Catch shares were made the No. 1 national fishery innovation of Jane Lubchenco, the former vice chairman of EDF selected by President Obama to head the National Oceanic and Atmospheric Administration. A former MacArthur scholar, Lubchenco lent her prestigious scientific reputation to the "Oceans of Abundance" effort.
As Lubchenco was challenging the New England council to approve the transition to catch shares and creating a privatized commodities market, an EDF vice president — David Festa — was advising investors on the West Coast that getting into catch shares on the ground floor would produce windfall returns of 400 percent or more.
Opposing catch shares is Food and Water Watch, a consumer group arguing that the system proposed is a giveaway, and that, instead of privatizing the stocks, catch shares can rented or leased, giving the government continuing control and over common property.
A consistent effect of converting to catch shares — or IFQs, the Individual Trading Quotas used in a minority of U.S. fisheries — is radical consolidation, reducing the size of the working fleet by at least half, and leaving a small number of large-capacity fishing businesses where a plethora of mom-and-pop boats once worked.
A member of the New England council, New Hampshire fisherman David Goethel, testified Tuesday at a congressional oversight hearing on the Magnuson-Stevens Act that, without congressional intervention, the New England way of life in the fishing ports would be destroyed.
Jackson said yesterday that Edwards Angell Palmer & Dodge "is prepared to proceed on the industry's behalf provided we raise the funding needed to cover legal fees and expenses."
She said the case would be researched and filed from the Providence office.
Among the possible elements in a suit, Jackson said, was discrimination against the common pool of fishermen who elected not to join into a cooperative or sector in order to qualify for an allocation or catch share of the total allowable catch.
The council in June agreed to phase in catch shares for sectors while allowing individuals to continue to fish independently in common pool.

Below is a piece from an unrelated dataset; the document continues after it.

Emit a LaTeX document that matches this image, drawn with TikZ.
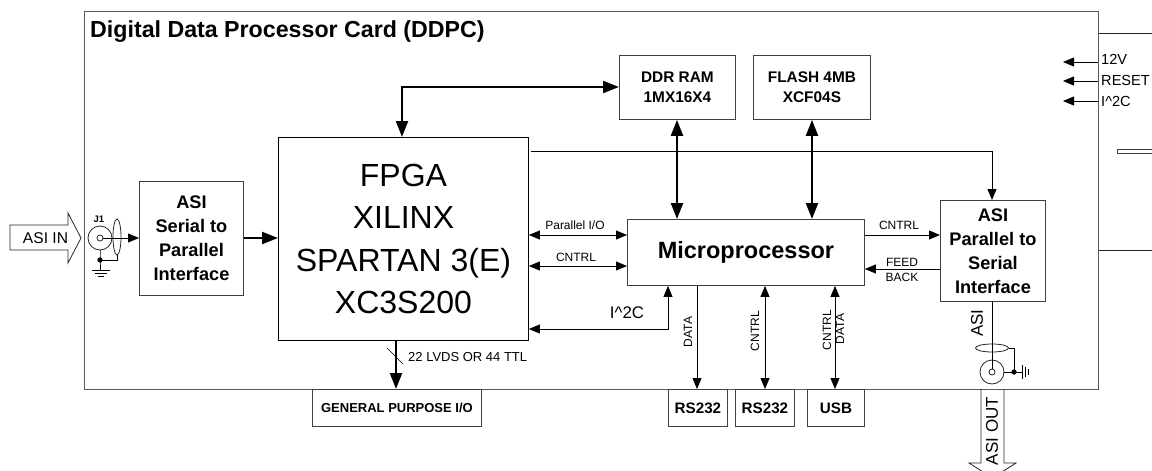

After the council approved the allocation formula and the deadline passed for joining sectors, the council in September agreed to remove some allocation from the common pool and redistribute it to the sectors.

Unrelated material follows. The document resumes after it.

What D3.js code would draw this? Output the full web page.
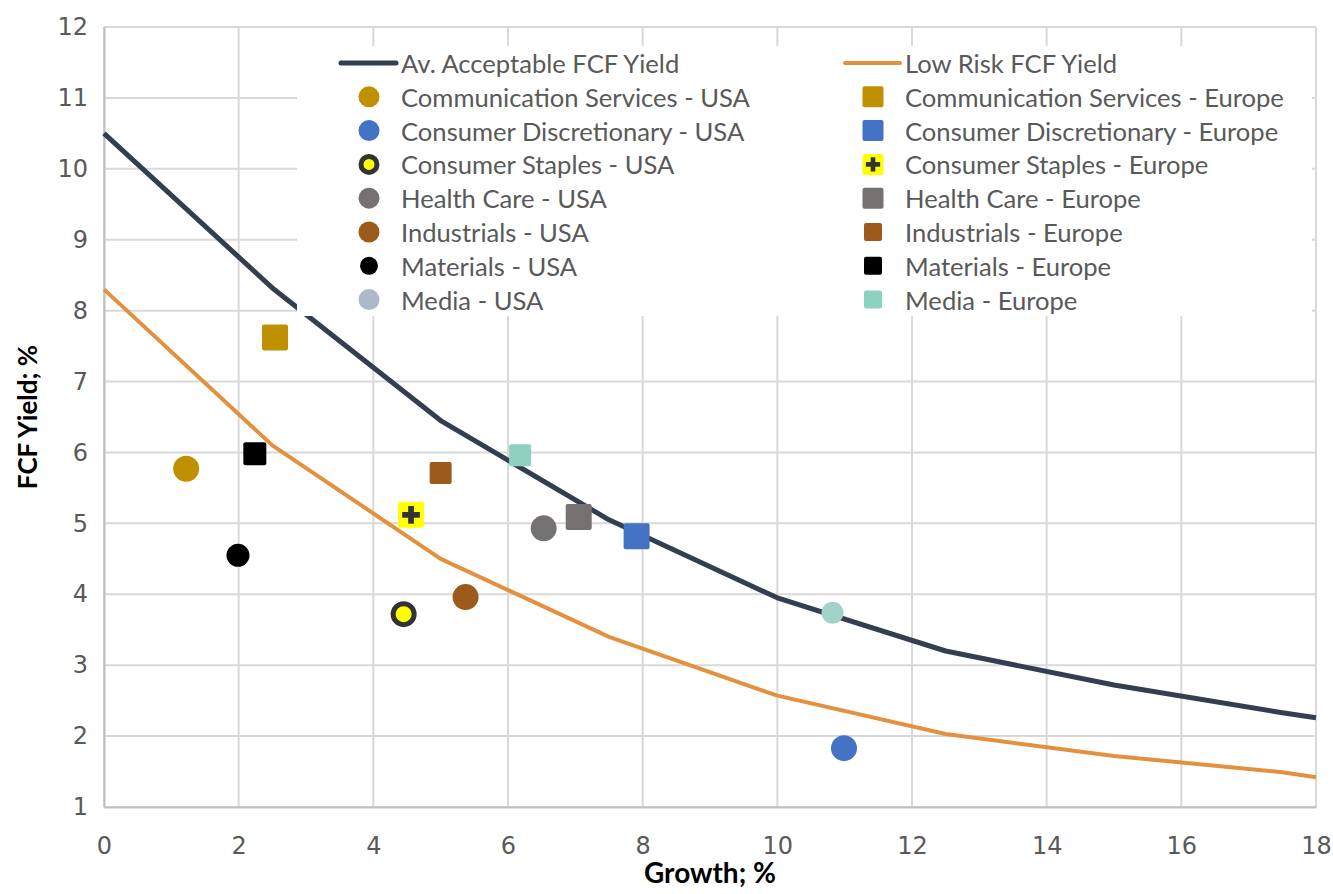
<!DOCTYPE html>
<html><head><meta charset="utf-8">
<script src="https://cdn.jsdelivr.net/npm/d3@7"></script>
<style>body{margin:0;background:#fff}</style></head>
<body><svg id="c" width="1333" height="894"></svg>
<script>
// ---------- data ----------
const curveGrowth = [0, 2.5, 5, 7.5, 10, 12.5, 15, 17.5, 18];
const avgAcceptableYield = [10.5, 8.32, 6.45, 5.05, 3.95, 3.2, 2.72, 2.33, 2.26];
const lowRiskYield = [8.3, 6.1, 4.5, 3.4, 2.57, 2.03, 1.72, 1.49, 1.42];
const sectors = ["Communication Services", "Consumer Discretionary", "Consumer Staples", "Health Care", "Industrials", "Materials", "Media"];
const usaGrowth = [1.22, 10.99, 4.45, 6.53, 5.37, 1.99, 10.82];
const usaYield = [5.77, 1.83, 3.72, 4.93, 3.96, 4.55, 3.74];
const europeGrowth = [2.54, 7.91, 4.56, 7.05, 5.0, 2.24, 6.18];
const europeYield = [7.62, 4.82, 5.12, 5.09, 5.71, 5.98, 5.96];
const usaColors = ["#BF9000", "#4472C4", "#FFFF00", "#767171", "#9C5A1B", "#000000", "#ADB9CA"];
const usaPointColors = ["#BF9000", "#4472C4", "#FFFF00", "#767171", "#9C5A1B", "#000000", "#A3D2CA"];
const europeColors = ["#BF9000", "#4472C4", "#FFFF00", "#767171", "#9C5A1B", "#000000", "#8FD1C1"];
const usaSizes = [26, 26, 26, 26, 26, 23, 22];
const europeSizes = [26, 26, 26, 26, 22, 23, 22];
const xTicks = [0, 2, 4, 6, 8, 10, 12, 14, 16, 18];
const yTicks = [1, 2, 3, 4, 5, 6, 7, 8, 9, 10, 11, 12];
const lineNames = ["Av. Acceptable FCF Yield", "Low Risk FCF Yield"];
const lineColors = ["#333F50", "#E3913F"];
const xTitle = "Growth; %";
const yTitle = "FCF Yield; %";

// ---------- layout ----------
const svg = d3.select("#c");
const L = 104, R = 1316, T = 27, B = 807;
const x = d3.scaleLinear().domain([0, 18]).range([L, R]);
const y = d3.scaleLinear().domain([1, 12]).range([B, T]);
const FONT = "Lato, 'Open Sans', sans-serif";
const TICKFONT = "'DejaVu Sans', sans-serif";

// gridlines
svg.append("g").selectAll("line").data(xTicks).join("line")
  .attr("x1", d => x(d)).attr("x2", d => x(d)).attr("y1", T).attr("y2", B)
  .attr("stroke", "#d9d9d9").attr("stroke-width", 2);
svg.append("g").selectAll("line").data(yTicks).join("line")
  .attr("x1", L).attr("x2", R).attr("y1", d => y(d)).attr("y2", d => y(d))
  .attr("stroke", "#d9d9d9").attr("stroke-width", 2);

// axes
const xAxis = svg.append("g").attr("transform", `translate(0,${B})`)
  .call(d3.axisBottom(x).tickValues(xTicks).tickSize(0).tickPadding(30).tickFormat(d3.format("d")));
const yAxis = svg.append("g").attr("transform", `translate(${L},0)`)
  .call(d3.axisLeft(y).tickValues(yTicks).tickSize(0).tickPadding(16).tickFormat(d3.format("d")));
[xAxis, yAxis].forEach(a => {
  a.select(".domain").attr("stroke", "#bfbfbf").attr("stroke-width", 2);
  a.selectAll("text").attr("fill", "#595959").style("font-family", TICKFONT).style("font-size", "24px");
});

// axis titles
svg.append("text").attr("x", (L + R) / 2).attr("y", 883).attr("text-anchor", "middle")
  .style("font-family", FONT).style("font-weight", "bold").style("font-size", "28px").text(xTitle);
svg.append("text").attr("transform", `translate(37,${(T + B) / 2}) rotate(-90)`).attr("text-anchor", "middle")
  .style("font-family", FONT).style("font-weight", "bold").style("font-size", "26px").text(yTitle);

// lines
const lineGen = d3.line().x(d => x(d[0])).y(d => y(d[1]));
[avgAcceptableYield, lowRiskYield].forEach((ys, i) => {
  svg.append("path").datum(curveGrowth.map((g, j) => [g, ys[j]]))
    .attr("d", lineGen).attr("fill", "none").attr("stroke", lineColors[i])
    .attr("stroke-width", i === 0 ? 5 : 4).attr("stroke-linejoin", "round");
});

// markers
function circleMarker(g, cx, cy, size, idx, colors) {
  if (idx === 2) {
    g.append("circle").attr("cx", cx).attr("cy", cy).attr("r", size / 2 - 2.5)
      .attr("fill", colors[idx]).attr("stroke", "#333333").attr("stroke-width", 5);
  } else {
    g.append("circle").attr("cx", cx).attr("cy", cy).attr("r", size / 2).attr("fill", colors[idx]);
  }
}
function squareMarker(g, cx, cy, size, idx, colors) {
  g.append("rect").attr("x", cx - size / 2).attr("y", cy - size / 2).attr("width", size).attr("height", size)
    .attr("rx", 2).attr("fill", colors[idx]);
  if (idx === 2) {
    const a = size * 0.34, w = size * 0.22;
    g.append("rect").attr("x", cx - a).attr("y", cy - w / 2).attr("width", 2 * a).attr("height", w).attr("fill", "#333333");
    g.append("rect").attr("x", cx - w / 2).attr("y", cy - a).attr("width", w).attr("height", 2 * a).attr("fill", "#333333");
  }
}
const mk = svg.append("g");
sectors.forEach((s, i) => {
  circleMarker(mk, x(usaGrowth[i]), y(usaYield[i]), usaSizes[i], i, usaPointColors);
});
sectors.forEach((s, i) => {
  squareMarker(mk, x(europeGrowth[i]), y(europeYield[i]), europeSizes[i], i, europeColors);
});

// legend
const lg = svg.append("g");
lg.append("rect").attr("x", 297).attr("y", 46).attr("width", 1015).attr("height", 270).attr("fill", "#fff");
const rowY = i => 63 + i * 33.8;
const colX = [341, 845];
const txtStyle = t => t.attr("fill", "#595959").style("font-family", FONT).style("font-size", "25.6px").attr("dominant-baseline", "central");
lineNames.forEach((n, c) => {
  lg.append("line").attr("x1", colX[c]).attr("x2", colX[c] + 55).attr("y1", rowY(0)).attr("y2", rowY(0))
    .attr("stroke", lineColors[c]).attr("stroke-width", c === 0 ? 5 : 4).attr("stroke-linecap", "round");
  txtStyle(lg.append("text").attr("x", colX[c] + 60).attr("y", rowY(0)).text(n));
});
sectors.forEach((s, i) => {
  circleMarker(lg, colX[0] + 28, rowY(i + 1), i === 5 ? 18 : 21, i, usaColors);
  txtStyle(lg.append("text").attr("x", colX[0] + 60).attr("y", rowY(i + 1)).text(s + " - USA"));
  squareMarker(lg, colX[1] + 28, rowY(i + 1), (i >= 4) ? 18 : 21, i, europeColors);
  txtStyle(lg.append("text").attr("x", colX[1] + 60).attr("y", rowY(i + 1)).text(s + " - Europe"));
});
</script>
</body></html>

The precise amount of allocation to be shifted into catch shares from the common pool is to be decided at the November council meeting.
Amendment 16 also took a public relations hit last summer when dozens of fishermen complained that catch history reports from the National Marine Fisheries Service, to be used to determine individuals' allocation, were inaccurate. A spokeswoman for NMFS regional administrator Patricia Kurkul admitted the records were flawed, but said fixing them in time to adjust the allocation for the start of Amendment 16 was impossible.
The service gave fishermen until midnight Saturday to file corrective data reports for the 2011 fishing year.